The facts then, and certainly the facts now are pirates are thieves, murderers, and black hearted men, who would think nothing of doing whatever necessary for money. Today there are groups, or maybe more accurately, pockets of pirate activity around the world. These areas of pirate strongholds are increasing in activity and violence around the world. There are as many solutions written about the pirate phenomenon, as there are pirates. As long as there is money to be made, with only minimal consequences to be faced, then pirates will continue their dirty business well into this twenty first century.

The pirates in Somalia are different then the more unorganized thugs, usually involved in drug running, which are prevalent in the Caribbean and on the Pacific coast of South and Central America. Since the country [Somalia] lost any semblance of government back in 1991, and in all the years since that date where at least fourteen attempts at re-establishing a centralized government in Somalia has failed, the country is perfect breading ground for the most ruthless to rule. Today the most ruthless have formed into a sort of coast guard militia, which by all apparent actions are pirates. These pirates in the year 2008 stole at least 42 ships. They stole these ships from private companies and other governments, and charged those governments and private companies from as little as $500,000.00 to as much as 2 million dollars per vessel for their ships' return.

The bottom line to the rest of the world, is if this action is left alone, in hopes by some miracle it will go away, it will only foster more men to seek their fortune on the high seas. These so-called pirates today are costing everyone in the world a price. These ships move cargo, food, and fuel around the world and if they have to change their routes to keep their crews and their shipments safe, then they will pass on additional expenses to the consumers, you and me.

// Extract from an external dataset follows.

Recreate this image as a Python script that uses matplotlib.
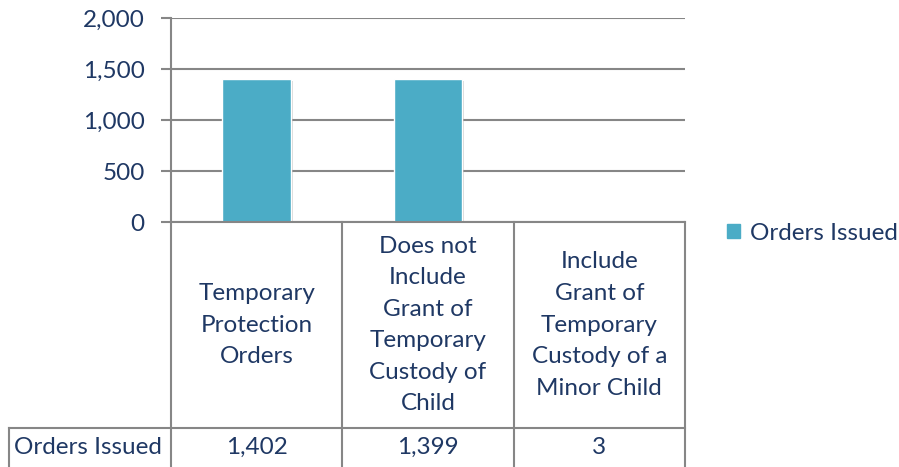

However what concerns me the most about the pirates, especially those Somali Pirates, are the sums of money they are demanding. These same nefarious characters dragged dead American Soldiers through the streets of Mogadishu, made famous by the book Black Hawk Down, and wanted Americans dead. These people who think of themselves as pirates are in fact terrorists, and should be dealt with accordingly. The kinds of money these people are raising from their pirate activities are sums great enough to buy weapons of mass destruction, and use against the USA. Today our government in conjunction with all other civil governments of the world, should enforce law on the lawless, and order where there is chaos. It is time for the few dangerous elements in the world who think they can act with impunity; it is time they felt the power and might of a combined force representing people around the world, who just want a safer world for their children.